1,答案里有人质疑购买力平价(PPP)的权威性,其实PPP的算法确实有一定争议,主要是如何选取恰当的物价比较对象,以及比较公式的合理性方面。前者而言,IMF的报告结果,依据是世界银行ICP2011和ICP2010的数据,做了较大幅度的修正,比较商品在WB的报告中做了详细说明,有相当的准确性。后者而言,虽然它也没有完全公布比价过程的详要,但是作为一个有比较靠谱依据的参考数据,用来引用,评判是没有什么大问题的。
2,事实上,中国理论上早就在PPP算法下,GDP总量超过美国了,就美国的统计方法而言,gdp计算把房地产租金都算进去了,而中国这些都不计入gdp,而且他们现在用的是sna2008,我们目前的数据还都来自2003标准,新标准又能推高很多gdp。事实上,在计入范畴上是比我国宽的,所以说,其实在2012年左右,不少民间机构已经在说中国为第一大经济体了。
3,PPP标准下的GDP超过美国,是一个数据上的显像标志,但是实际上,真正的转折是2010-2014年中国经济开始走缓,产业升级开始逐步往上走的这样一个迈向成熟的过程,而这之后,我国的经济面临的是一个“新常态”,而新常态本质就是经济体生态的成熟化。而阿里巴巴是新常态之前,最后一个上市巨头。
4,新常态对于社会分配会有一个显著变化,那就是社会流动性开始走缓,而教育选拔或者说教育背景在新的阶级流动中的权重会越来越大,甚至是唯一具有强效力的社会阶梯,而成熟化的社会中,你想要靠着某种行业机遇暴富的可能性就很小,但是这是一个培养新中产阶级和新高产阶级的时代,而90后一代面临的社群分化伴随着社会中坚阶层的形成而开始。

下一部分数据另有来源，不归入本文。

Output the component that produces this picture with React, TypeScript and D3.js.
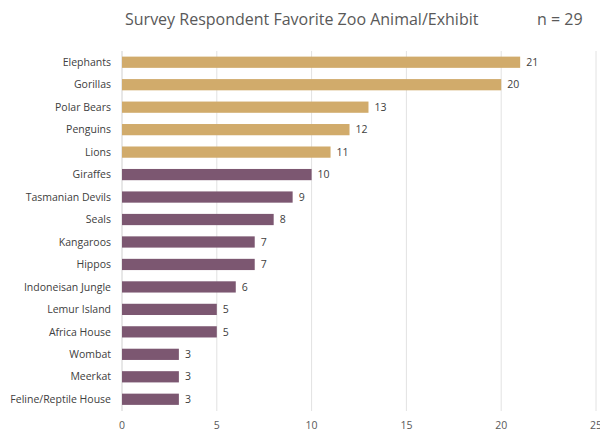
import React from "react";
import * as d3 from "d3";

const categories = [
  "Elephants", "Gorillas", "Polar Bears", "Penguins", "Lions", "Giraffes",
  "Tasmanian Devils", "Seals", "Kangaroos", "Hippos", "Indoneisan Jungle",
  "Lemur Island", "Africa House", "Wombat", "Meerkat", "Feline/Reptile House",
];
const values = [21, 20, 13, 12, 11, 10, 9, 8, 7, 7, 6, 5, 5, 3, 3, 3];
const highlightCount = 5;
const ticks = [0, 5, 10, 15, 20, 25];

const GOLD = "#D1AB6B";
const PURPLE = "#7C5771";
const FONT = "'Open Sans', 'Noto Sans', sans-serif";

export default function App() {
  const W = 600, H = 435;
  const x = d3.scaleLinear().domain([0, 25]).range([122, 596]);
  const y = d3.scaleBand<string>().domain(categories).range([51, 410.5]).paddingInner(0.5).paddingOuter(0.25);
  return (
    <svg width={W} height={H} style={{ position: "absolute", left: 0, top: 0, background: "#fff" }}>
      <text x={125} y={25} fontFamily={FONT} fontSize={16} fill="#595959">Survey Respondent Favorite Zoo Animal/Exhibit</text>
      <text x={537} y={25} fontFamily={FONT} fontSize={16} fill="#595959">n = 29</text>
      {ticks.map((t) => (
        <g key={t}>
          <line x1={x(t)} x2={x(t)} y1={51} y2={411} stroke={t === 0 ? "#d0d0d0" : "#e2e2e2"} strokeWidth={1} />
          <text x={x(t)} y={429} textAnchor="middle" fontFamily={FONT} fontSize={10.5} fill="#595959">{t}</text>
        </g>
      ))}
      {categories.map((c, i) => {
        const yy = y(c)!;
        const bw = y.bandwidth();
        return (
          <g key={c}>
            <rect x={x(0)} y={yy} width={x(values[i]) - x(0)} height={bw} fill={i < highlightCount ? GOLD : PURPLE} />
            <text x={111} y={yy + bw / 2} dy="0.35em" textAnchor="end" fontFamily={FONT} fontSize={10.5} fill="#404040">{c}</text>
            <text x={x(values[i]) + 6} y={yy + bw / 2} dy="0.35em" fontFamily={FONT} fontSize={10.5} fill="#404040">{values[i]}</text>
          </g>
        );
      })}
    </svg>
  );
}
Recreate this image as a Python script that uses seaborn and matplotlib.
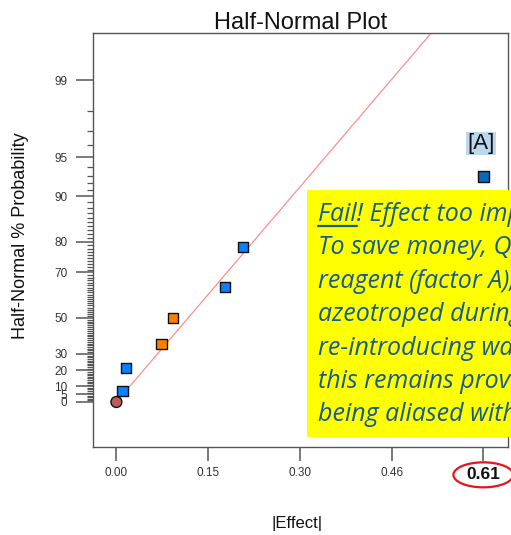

5,新常态面临新问题,或者说,我们终于有机会来解决新问题了。而这些问题分为三个部分:
(1)公共政策问题,成熟化社会的简历,就面临着共同体的纵向分割趋于多元化和流沙化,那么就不可避免地会集中各类思潮,包括平权主义运动,民族问题,社会福利问题等等细节需要通过公共政策的体现,去引导和解决这些代表着公众意识的社会思潮。那么,新一波公共政策的改革是需要进行的。
(2)制度细节改革问题。最近《红旗文稿》关于所谓法治的一些看法,在未来会出现更多的争论,这也体现了决策层的不同声音,而这些争论最后需要达成妥协,最后体现在改革方案之中。
(3)需要一个主体价值观,也就说,我们需要探讨我们要建立一个怎么样的成熟化社会,这个社会的基本导向是什么?是高稳高福利?高流动性?;是深化产业升级?继续规模扩大;价值观主体化?价值观多元化?等等,这些都是我们需要探讨的。
6,贸易格局的改变,亚欧世界岛重新被放在了世界中心的地位,从东亚起始,中国为最大体量主导,日韩辅之,联通俄罗斯到环中亚,下行到整个东南亚,从巴基斯坦环南亚次大陆的新贸易格局开始形成,这成了一个自然区域产业格局的分布,而俄罗斯建立的欧亚贸易区事实上依然在这个框架内。而欧洲方面,随着人民币离岸业务在欧洲金融体系内开花,中俄等新兴资本开始通过伦敦金融和实业投资,开始进入欧洲的产业底部。那么这样一个,沿大陆桥,环世界岛,新丝绸之路的贸易带开始形成。而这个格局,随着中国的稳步发展和区域产业连通,就开始形成新的产业带,而这个产业带的形成首先是铁路建设的铺开,那么高铁输出可能是这个贸易格局的一个先期投资,
比如这样一个疯狂的计划:
也就是说,现在是一个以“亚欧世界岛的新陆权-环太平洋新海权”的贸易格局,开始逐步取代旧海权的贸易格局。
7,权力结构的改变。以我朝为首的新兴经济体的实质性崛起,开始形成一个新的权力复合体,通过诸如上合组织,金砖国家发展银行,金砖国家论坛等等国际组织和经济互投联合,并且与老西方国家(欧盟,英国),进行深入发展合作,保持和美国,日本的产业往来和竞争,开始逐步形成了一个新的议价共同体,这个共同体不够紧密,也远远称不上稳固,但是这对于这个世界话语权结构带了深切的变化,至少说,低调这么多年的我朝,开始学会怎么熟悉,和运用国际事务中的一些规则了。。当然,目前还是要保持低调,财政部副部长前几天不是还在华盛顿智库会议上,反省我们的GDP质量不够高吗?这既是说辞,也是事实。但是,我们能做出这一步,总算是好事。。